The applicant, Mr. Daktaras, was charged with blackmail by prosecutor. After familiarising himself with the case file the applicant’s counsel requested the prosecution to discontinue the case. In a decision denying his request the prosecutor stated: “[These] allegations must be dismissed as ill-founded because it has been established [..] from the evidence collected in the course of the pre-trial investigation that the applicant is guilty of [these] crimes.” He went on to state which evidence prove that the applicant had committed the offence.
Mr. Daktaras complained that the tribunal which heard the petition could not be considered an impartial tribunal because it had been instructed to quash the court of appeal's decision and reinstate the first-instance judgment following the petition lodged by the President of the Supreme Court.
The Court recalled that the presumption of innocence enshrined in Article 6 (2) of the Convention is one of the elements of a fair criminal trial required by Article 6 (1). It will be violated if a statement of a public official concerning a person charged with a criminal offence reflects an opinion that he is guilty before he has been proved so according to law. It suffices, even in the absence of any formal finding, that there is some reasoning to suggest that the official regards the accused as guilty. Moreover, the principle of the presumption of innocence may be infringed not only by a judge or court but also by other public authorities, including prosecutors. This is particularly so where a prosecutor, as in the present case, performs a quasi-judicial function when ruling on the applicant's request to dismiss the charges at the stage of the pre-trial investigation, over which he has full procedural control. Nevertheless, whether a statement of a public official is in breach of the principle of the presumption of innocence must be determined in the context of the particular circumstances in which the impugned statement was made.
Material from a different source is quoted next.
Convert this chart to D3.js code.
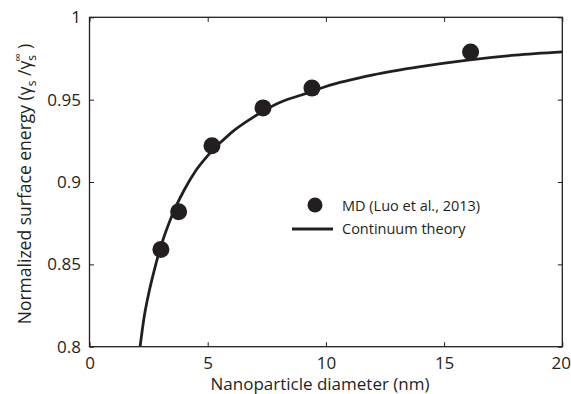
<!DOCTYPE html>
<html>
<head>
<meta charset="utf-8">
<script src="https://cdn.jsdelivr.net/npm/d3@7"></script>
<style>
  body { margin: 0; background: #fff; }
  text { font-family: "Open Sans", "Noto Sans", sans-serif; fill: #231f20; }
</style>
</head>
<body>
<div id="chart"></div>
<script>
// MD data (Luo et al., 2013)
const mdDiameter = [3.02, 3.77, 5.18, 7.34, 9.41, 16.12];
const mdEnergy = [0.859, 0.882, 0.922, 0.945, 0.957, 0.979];

// continuum theory curve
const theoryDiameter = [2.14, 2.3, 2.5, 2.75, 3.0, 3.5, 4.0, 4.5, 5.0, 6.0, 7.0, 8.0, 9.0, 10.0, 12.0, 14.0, 16.0, 18.0, 20.0];
const theoryEnergy = [0.800, 0.817, 0.832, 0.847, 0.860, 0.880, 0.895, 0.907, 0.916, 0.930, 0.940, 0.948, 0.953, 0.958, 0.965, 0.970, 0.974, 0.977, 0.979];

const xTicks = [0, 5, 10, 15, 20];
const yTicks = [0.8, 0.85, 0.9, 0.95, 1];

const ink = '#231f20';
const width = 571;
const height = 394;
const margin = { top: 17.3, right: 8.7, bottom: 47.3, left: 89.5 };
const innerW = width - margin.left - margin.right;
const innerH = height - margin.top - margin.bottom;

const svg = d3.select('#chart').append('svg').attr('width', width).attr('height', height);
const g = svg.append('g').attr('transform', `translate(${margin.left},${margin.top})`);

const x = d3.scaleLinear().domain([0, 20]).range([0, innerW]);
const y = d3.scaleLinear().domain([0.8, 1]).range([innerH, 0]);

// clip the curve to the box
g.append('clipPath').attr('id', 'clip').append('rect').attr('width', innerW).attr('height', innerH);

const line = d3
  .line()
  .x((d) => x(d[0]))
  .y((d) => y(d[1]))
  .curve(d3.curveMonotoneX);

g.append('path')
  .datum(d3.zip(theoryDiameter, theoryEnergy))
  .attr('clip-path', 'url(#clip)')
  .attr('d', line)
  .attr('fill', 'none')
  .attr('stroke', ink)
  .attr('stroke-width', 2.8);

g.selectAll('circle.md')
  .data(d3.zip(mdDiameter, mdEnergy))
  .enter()
  .append('circle')
  .attr('class', 'md')
  .attr('cx', (d) => x(d[0]))
  .attr('cy', (d) => y(d[1]))
  .attr('r', 8.5)
  .attr('fill', ink);

// axes, ticks pointing inward on all four sides
const tickLen = 4.5;
const styleAxis = (sel) => {
  sel.select('.domain').remove();
  sel.selectAll('.tick line').attr('stroke', ink).attr('stroke-width', 1);
  sel.selectAll('.tick text').attr('font-size', 17).attr('fill', ink).style('font-family', '"Open Sans", sans-serif');
};

const xAxis = g.append('g')
  .attr('transform', `translate(0,${innerH})`)
  .call(d3.axisBottom(x).tickValues(xTicks).tickSize(-tickLen).tickPadding(10).tickFormat(d3.format('d')))
  .call(styleAxis);
// last label sits right at the page edge; pull it in a little
xAxis.selectAll('.tick text').filter((d) => d === 20).attr('dx', -1.5);

g.append('g')
  .call(d3.axisTop(x).tickValues(xTicks).tickSize(-tickLen).tickFormat(''))
  .call(styleAxis);
g.append('g')
  .call(d3.axisLeft(y).tickValues(yTicks).tickSize(-tickLen).tickPadding(8.5).tickFormat((d) => (d === 1 ? '1' : String(d))))
  .call(styleAxis);
g.append('g')
  .attr('transform', `translate(${innerW},0)`)
  .call(d3.axisRight(y).tickValues(yTicks).tickSize(-tickLen).tickFormat(''))
  .call(styleAxis);

// frame
g.append('rect')
  .attr('width', innerW)
  .attr('height', innerH)
  .attr('fill', 'none')
  .attr('stroke', ink)
  .attr('stroke-width', 1.3);

// axis titles
svg.append('text')
  .attr('x', 320)
  .attr('y', 390)
  .attr('text-anchor', 'middle')
  .attr('font-size', 17)
  .text('Nanoparticle diameter (nm)');

const yTitle = svg.append('text')
  .attr('transform', `translate(31,184) rotate(-90)`)
  .attr('text-anchor', 'middle')
  .attr('font-size', 17.5);
yTitle.append('tspan').text('Normalized surface energy (γ');
yTitle.append('tspan').attr('font-size', 12).attr('dy', 5).text('s');
yTitle.append('tspan').attr('dy', -5).text(' /γ');
yTitle.append('tspan').attr('font-size', 12).attr('dy', 5).text('s');
yTitle.append('tspan').attr('font-size', 12).attr('dx', -7).attr('dy', -14).text('∞');
yTitle.append('tspan').attr('dy', 9).text(' )');

// legend
const legend = svg.append('g').attr('transform', 'translate(292,205)');
legend.append('circle').attr('cx', 23).attr('cy', 0).attr('r', 7.5).attr('fill', ink);
legend.append('text').attr('x', 50).attr('y', 6).attr('font-size', 14.5).text('MD (Luo et al., 2013)');
legend.append('line').attr('x1', 0).attr('x2', 41).attr('y1', 24).attr('y2', 24).attr('stroke', ink).attr('stroke-width', 2.8);
legend.append('text').attr('x', 50).attr('y', 29).attr('font-size', 14.5).text('Continuum theory');
</script>
</body>
</html>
The Court noted that the statements were not made by the prosecutor not in the context of independent criminal proceedings themselves or in the press, but in a reasoned decision denying a request to discontinue the prosecution. The Court also concluded that in the context of the decision the word “prove” had to be perceived as indication that there was sufficient evidence in the case-file to continue prosecution not as a determination of guilt. Therefore the statements in the decision did not violate the presumption of evidence and there was no violation of the applicant’s right to a fair trial.